From Scottsbluff to Kherson: Alex Tkachenko's Story
Posted: June 15, 2022 | By: 21st Century Equipment Team
“[Russia is] always threatening to invade,” said Alex in a recent interview. “People were still in need of equipment, so I went on the trip in order to do my job. When the threat was made real, it was a shock.”
Those explosions set off a flurry of activity. First and foremost, Alex’s concerns were with his family, both those with him in Ukraine and his wife and daughter at home in Nebraska. Alex has served as part of the 21st Century Equipment team for 11 years. He and his wife, Natasha, immigrated to the U.S. along with their daughter in 2011. The family became naturalized citizens in 2017.
Alex’s instinct was to urge the family he was visiting to flee the country, but he was initially met with hesitation.
“I understood. This was their home. They worked all their lives, made payments; they have it paid off, and I’m telling them we need to go, leave and maybe never come back,” he said. “They simply kept asking where they would go. They said they had no relatives or close friends in western Ukraine, and it made more sense to just stay where they were in their home.”
Still, Alex knew inactivity was not an option. He ventured out into the town to gain a better understanding of what was going on and determine how he could help. It was during this time Alex would experience something more harrowing than many of us can even imagine.
During a traffic stop, Alex was approached by two armed Ukrainian soldiers. One asked if he could hide in the back of Alex’s car, which had tinted windows, in an effort to get a better look at what some Russian troops nearby were doing. Reluctantly, Alex agreed.
“As we [turn] onto the bridge, we see the Russian troops. I know because I see the Russian Kamaz trucks with the ‘Z’ sign with artillery in the back,” he said. “I felt like I was about to start panicking — what to do and where to go. But the guy told me, he was like, ‘Don’t panic, they’re not touching civilians.’ … And I just rolled down my windows in the front so they would see me and [see] that it looks like I’m alone in a car.”

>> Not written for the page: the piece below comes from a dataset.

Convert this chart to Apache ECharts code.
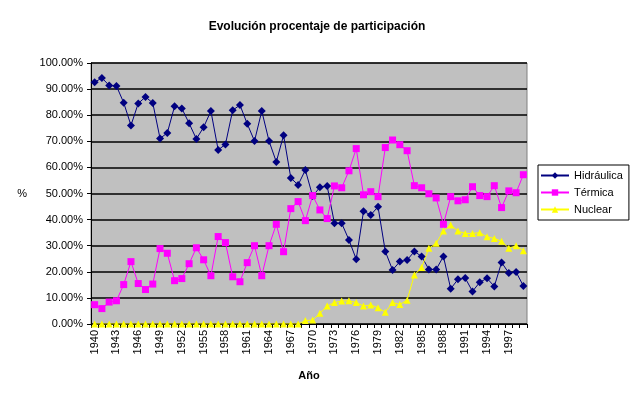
<!DOCTYPE html>
<html>
<head>
<meta charset="utf-8">
<script src="https://cdn.jsdelivr.net/npm/echarts@6/dist/echarts.min.js"></script>
<style>
html,body{margin:0;padding:0;background:#fff;}
#chart{width:632px;height:395px;}
</style>
</head>
<body>
<div id="chart"></div>
<script>
const years = ['1940','1941','1942','1943','1944','1945','1946','1947','1948','1949',
'1950','1951','1952','1953','1954','1955','1956','1957','1958','1959',
'1960','1961','1962','1963','1964','1965','1966','1967','1968','1969',
'1970','1971','1972','1973','1974','1975','1976','1977','1978','1979',
'1980','1981','1982','1983','1984','1985','1986','1987','1988','1989',
'1990','1991','1992','1993','1994','1995','1996','1997','1998','1999'];

const hidraulica = [92.6,94.3,91.4,91.2,84.8,76.1,84.5,87.0,84.7,71.1,
73.2,83.4,82.6,76.9,70.9,75.4,81.6,66.7,68.8,81.9,
83.9,76.7,70.1,81.6,70.1,62.1,72.3,55.9,53.3,59.0,
49.0,52.4,52.9,38.6,38.6,32.2,24.8,43.2,41.8,44.9,
27.8,20.7,23.9,24.5,27.8,25.9,20.9,20.9,25.9,13.5,
17.1,17.6,12.5,16.0,17.5,14.4,23.6,19.5,19.9,14.6];

const termica = [7.4,5.9,8.4,8.9,15.1,23.9,15.5,13.2,15.3,28.9,
27.1,16.6,17.4,23.1,29.2,24.6,18.5,33.5,31.2,18.1,
16.2,23.5,30.0,18.5,30.0,38.2,27.7,44.2,46.9,39.6,
49.2,43.7,40.4,52.9,52.2,58.7,67.2,49.5,50.7,48.8,
67.6,70.5,68.7,66.4,53.0,52.2,49.9,48.3,38.2,48.8,
47.2,47.6,52.6,49.2,48.8,53.0,44.6,51.0,50.3,57.2];

const nuclear = [0,0,0,0,0,0,0,0,0,0,
0,0,0,0,0,0,0,0,0,0,
0,0,0,0,0,0,0,0,0,1.3,
1.5,4.1,6.9,8.2,8.8,8.9,8.2,6.9,7.3,6.2,
4.5,8.2,7.5,9.1,18.8,21.6,29.0,30.9,35.6,37.9,
35.6,34.7,34.7,35.0,33.4,32.8,31.7,29.0,30.0,28.1];

const seriesNames = ['Hidráulica','Térmica','Nuclear'];
const titleText = 'Evolución procentaje de participación';
const xName = 'Año';
const yName = '%';

const FONT = '"Liberation Sans", Arial, sans-serif';
const chart = echarts.init(document.getElementById('chart'), null, {renderer:'canvas'});
chart.setOption({
  animation: false,
  backgroundColor: '#ffffff',
  textStyle: {fontFamily: FONT, color: '#000'},
  title: {
    text: titleText,
    left: 312, textAlign: 'center', top: 16,
    textStyle: {fontFamily: FONT, fontSize: 12, fontWeight: 'bold', color: '#000'}
  },
  grid: {
    left: 91, right: 105, top: 63, bottom: 71,
    show: true, backgroundColor: '#c0c0c0', borderColor: '#808080', borderWidth: 1
  },
  legend: {
    orient: 'vertical',
    left: 538, top: 165,
    padding: [5, 6, 5, 2],
    itemGap: 6,
    itemWidth: 28, itemHeight: 8,
    borderColor: '#000', borderWidth: 1,
    backgroundColor: '#fff',
    textStyle: {fontFamily: FONT, fontSize: 11, color: '#000'},
    data: seriesNames
  },
  xAxis: {
    type: 'category',
    data: years,
    boundaryGap: true,
    name: xName,
    nameLocation: 'middle',
    nameGap: 46,
    nameTextStyle: {fontFamily: FONT, fontSize: 11, fontWeight: 'bold', color: '#000'},
    axisLine: {lineStyle: {color: '#000', width: 1}},
    axisTick: {show: true, interval: 0, length: 4, lineStyle: {color: '#000'}},
    axisLabel: {interval: 2, rotate: 90, fontFamily: FONT, fontSize: 11, color: '#000', margin: 6},
    splitLine: {show: false}
  },
  yAxis: {
    type: 'value',
    min: 0, max: 100, interval: 10,
    name: yName,
    nameLocation: 'middle',
    nameRotate: 0,
    nameGap: 64,
    nameTextStyle: {fontFamily: FONT, fontSize: 11, color: '#000'},
    axisLine: {show: true, lineStyle: {color: '#000', width: 1}},
    axisTick: {show: true, length: 4, lineStyle: {color: '#000'}},
    axisLabel: {fontFamily: FONT, fontSize: 11, color: '#000', margin: 8,
      formatter: function(v){ return v.toFixed(2) + '%'; }},
    splitLine: {show: true, lineStyle: {color: '#000', width: 1.5}}
  },
  series: [
    {name: seriesNames[0], type: 'line', data: hidraulica, symbol: 'diamond', symbolSize: 8,
     showAllSymbol: true,
     itemStyle: {color: '#000080'}, lineStyle: {color: '#000080', width: 1}},
    {name: seriesNames[1], type: 'line', data: termica, symbol: 'rect', symbolSize: 7,
     showAllSymbol: true,
     itemStyle: {color: '#ff00ff'}, lineStyle: {color: '#ff00ff', width: 1}},
    {name: seriesNames[2], type: 'line', data: nuclear, symbol: 'triangle', symbolSize: 7,
     showAllSymbol: true,
     itemStyle: {color: '#ffff00'}, lineStyle: {color: '#ffff00', width: 1}}
  ]
});
</script>
</body>
</html>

After this, Alex made an illegal U-turn on the bridge (because “Who cares that day?”) just 30 feet from the Russians, allowing the Ukrainian soldier in his vehicle to take a closer look in order to report back on the situation.
“While the guy was reporting the situation, of course, I left the engine running because I knew we may have to get out fast,” Alex said. “Then when he was done, he starts yelling in Ukrainian language to get out of there, and we just took off. I didn’t know that a 1.3-liter sedan car with front-wheel drive [could] drive that fast.”
By the following day, many Russian soldiers would lay dead on that same bridge, where much of their machinery was also destroyed. With that, Alex knew he and his family could no longer risk staying in Ukraine. Eventually, he was able to persuade them to flee. After much stress and effort, they were all able to escape the country.
“I went to Ukraine with two suitcases, but I came back with one,” said Alex when speaking of the haste in which he and his family were forced to take action.
Since his arrival back in the U.S., Alex has vowed to help his countrymen still battling in Ukraine. He’s created a GoFundMe page, the proceeds of which will go towards helping Alex transport aid from Poland to Ukraine. His gratitude for his 21st Century Equipment co-workers and customers is immense.
“During my time being stuck in the warzone, I got tons of emails from my 21st Century [Equipment] colleagues… giving me good words of support and understanding,” said Alex. “That was amazing to be a part, and feel a part, of a family.”